(TASK TO CARRY OUT) Do not copy the pictures; transcribe all other material exactly.

(MATERIAL)
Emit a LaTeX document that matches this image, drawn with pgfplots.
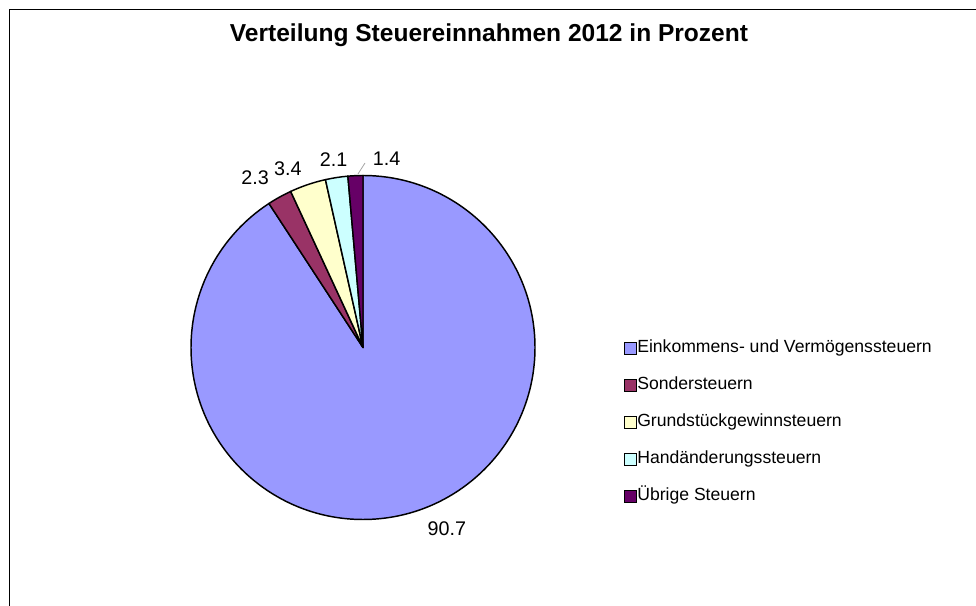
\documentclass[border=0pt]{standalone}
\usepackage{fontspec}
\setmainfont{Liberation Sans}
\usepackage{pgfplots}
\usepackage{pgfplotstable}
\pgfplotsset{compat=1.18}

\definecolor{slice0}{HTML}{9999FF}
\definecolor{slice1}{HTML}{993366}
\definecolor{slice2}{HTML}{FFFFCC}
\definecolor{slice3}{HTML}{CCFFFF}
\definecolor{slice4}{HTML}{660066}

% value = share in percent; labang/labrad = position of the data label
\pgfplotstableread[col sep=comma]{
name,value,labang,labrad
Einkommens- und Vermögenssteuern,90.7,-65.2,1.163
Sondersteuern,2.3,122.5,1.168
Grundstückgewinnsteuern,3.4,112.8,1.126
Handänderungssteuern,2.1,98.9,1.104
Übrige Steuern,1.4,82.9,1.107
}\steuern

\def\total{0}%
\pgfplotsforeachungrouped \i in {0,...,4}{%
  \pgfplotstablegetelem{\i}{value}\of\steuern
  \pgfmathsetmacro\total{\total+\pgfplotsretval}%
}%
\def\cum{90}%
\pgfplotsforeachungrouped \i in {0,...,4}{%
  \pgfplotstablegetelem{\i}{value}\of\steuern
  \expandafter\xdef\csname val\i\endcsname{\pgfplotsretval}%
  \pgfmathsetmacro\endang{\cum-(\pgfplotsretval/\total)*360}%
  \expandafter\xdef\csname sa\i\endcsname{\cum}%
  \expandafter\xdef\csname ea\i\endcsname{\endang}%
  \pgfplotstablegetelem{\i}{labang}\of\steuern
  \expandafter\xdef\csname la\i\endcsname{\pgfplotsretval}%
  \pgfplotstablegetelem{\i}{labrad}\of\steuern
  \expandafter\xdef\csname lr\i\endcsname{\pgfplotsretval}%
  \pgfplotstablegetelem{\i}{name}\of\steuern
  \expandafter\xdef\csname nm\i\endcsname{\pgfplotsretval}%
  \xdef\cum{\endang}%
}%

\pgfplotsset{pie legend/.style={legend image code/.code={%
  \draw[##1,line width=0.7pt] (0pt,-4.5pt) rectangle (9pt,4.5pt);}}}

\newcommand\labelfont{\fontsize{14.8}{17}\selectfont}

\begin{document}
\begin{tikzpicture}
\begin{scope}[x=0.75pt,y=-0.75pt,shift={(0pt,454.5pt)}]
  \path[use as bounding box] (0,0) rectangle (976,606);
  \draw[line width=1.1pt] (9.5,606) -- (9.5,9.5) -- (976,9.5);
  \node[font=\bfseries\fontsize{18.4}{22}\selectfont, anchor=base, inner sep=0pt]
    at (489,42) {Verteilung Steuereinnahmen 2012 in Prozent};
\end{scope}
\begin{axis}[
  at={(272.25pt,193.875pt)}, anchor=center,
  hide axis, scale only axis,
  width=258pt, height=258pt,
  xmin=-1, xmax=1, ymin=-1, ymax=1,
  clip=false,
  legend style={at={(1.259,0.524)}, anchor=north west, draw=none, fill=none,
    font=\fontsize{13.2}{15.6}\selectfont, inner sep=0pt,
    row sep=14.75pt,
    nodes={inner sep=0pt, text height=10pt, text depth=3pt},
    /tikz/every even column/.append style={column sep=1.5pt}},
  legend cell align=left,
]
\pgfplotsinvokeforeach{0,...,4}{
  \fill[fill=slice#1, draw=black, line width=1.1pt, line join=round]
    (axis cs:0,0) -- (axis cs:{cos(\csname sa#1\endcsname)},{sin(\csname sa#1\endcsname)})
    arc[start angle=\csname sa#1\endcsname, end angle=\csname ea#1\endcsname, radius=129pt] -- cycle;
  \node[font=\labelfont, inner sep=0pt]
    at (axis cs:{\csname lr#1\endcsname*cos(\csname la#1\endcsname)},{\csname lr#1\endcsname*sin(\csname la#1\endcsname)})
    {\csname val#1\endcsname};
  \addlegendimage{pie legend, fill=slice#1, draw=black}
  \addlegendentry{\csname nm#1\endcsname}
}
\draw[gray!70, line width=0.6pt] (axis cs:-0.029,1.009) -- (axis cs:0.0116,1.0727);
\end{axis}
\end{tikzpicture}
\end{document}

(SOLVED PROBLEM)
Emit a LaTeX document that matches this image, drawn with pgfplots.
\documentclass[border=0pt]{standalone}
\usepackage{fontspec}
\setmainfont{Liberation Sans}
\usepackage{pgfplots}
\usepackage{pgfplotstable}
\pgfplotsset{compat=1.18}

\definecolor{slice0}{HTML}{9999FF}
\definecolor{slice1}{HTML}{993366}
\definecolor{slice2}{HTML}{FFFFCC}
\definecolor{slice3}{HTML}{CCFFFF}
\definecolor{slice4}{HTML}{660066}

% value = share in percent; labang/labrad = position of the data label
\pgfplotstableread[col sep=comma]{
name,value,labang,labrad
Einkommens- und Vermögenssteuern,90.7,-65.2,1.163
Sondersteuern,2.3,122.5,1.168
Grundstückgewinnsteuern,3.4,112.8,1.126
Handänderungssteuern,2.1,98.9,1.104
Übrige Steuern,1.4,82.9,1.107
}\steuern

\def\total{0}%
\pgfplotsforeachungrouped \i in {0,...,4}{%
  \pgfplotstablegetelem{\i}{value}\of\steuern
  \pgfmathsetmacro\total{\total+\pgfplotsretval}%
}%
\def\cum{90}%
\pgfplotsforeachungrouped \i in {0,...,4}{%
  \pgfplotstablegetelem{\i}{value}\of\steuern
  \expandafter\xdef\csname val\i\endcsname{\pgfplotsretval}%
  \pgfmathsetmacro\endang{\cum-(\pgfplotsretval/\total)*360}%
  \expandafter\xdef\csname sa\i\endcsname{\cum}%
  \expandafter\xdef\csname ea\i\endcsname{\endang}%
  \pgfplotstablegetelem{\i}{labang}\of\steuern
  \expandafter\xdef\csname la\i\endcsname{\pgfplotsretval}%
  \pgfplotstablegetelem{\i}{labrad}\of\steuern
  \expandafter\xdef\csname lr\i\endcsname{\pgfplotsretval}%
  \pgfplotstablegetelem{\i}{name}\of\steuern
  \expandafter\xdef\csname nm\i\endcsname{\pgfplotsretval}%
  \xdef\cum{\endang}%
}%

\pgfplotsset{pie legend/.style={legend image code/.code={%
  \draw[##1,line width=0.7pt] (0pt,-4.5pt) rectangle (9pt,4.5pt);}}}

\newcommand\labelfont{\fontsize{14.8}{17}\selectfont}

\begin{document}
\begin{tikzpicture}
\begin{scope}[x=0.75pt,y=-0.75pt,shift={(0pt,454.5pt)}]
  \path[use as bounding box] (0,0) rectangle (976,606);
  \draw[line width=1.1pt] (9.5,606) -- (9.5,9.5) -- (976,9.5);
  \node[font=\bfseries\fontsize{18.4}{22}\selectfont, anchor=base, inner sep=0pt]
    at (489,42) {Verteilung Steuereinnahmen 2012 in Prozent};
\end{scope}
\begin{axis}[
  at={(272.25pt,193.875pt)}, anchor=center,
  hide axis, scale only axis,
  width=258pt, height=258pt,
  xmin=-1, xmax=1, ymin=-1, ymax=1,
  clip=false,
  legend style={at={(1.259,0.524)}, anchor=north west, draw=none, fill=none,
    font=\fontsize{13.2}{15.6}\selectfont, inner sep=0pt,
    row sep=14.75pt,
    nodes={inner sep=0pt, text height=10pt, text depth=3pt},
    /tikz/every even column/.append style={column sep=1.5pt}},
  legend cell align=left,
]
\pgfplotsinvokeforeach{0,...,4}{
  \fill[fill=slice#1, draw=black, line width=1.1pt, line join=round]
    (axis cs:0,0) -- (axis cs:{cos(\csname sa#1\endcsname)},{sin(\csname sa#1\endcsname)})
    arc[start angle=\csname sa#1\endcsname, end angle=\csname ea#1\endcsname, radius=129pt] -- cycle;
  \node[font=\labelfont, inner sep=0pt]
    at (axis cs:{\csname lr#1\endcsname*cos(\csname la#1\endcsname)},{\csname lr#1\endcsname*sin(\csname la#1\endcsname)})
    {\csname val#1\endcsname};
  \addlegendimage{pie legend, fill=slice#1, draw=black}
  \addlegendentry{\csname nm#1\endcsname}
}
\draw[gray!70, line width=0.6pt] (axis cs:-0.029,1.009) -- (axis cs:0.0116,1.0727);
\end{axis}
\end{tikzpicture}
\end{document}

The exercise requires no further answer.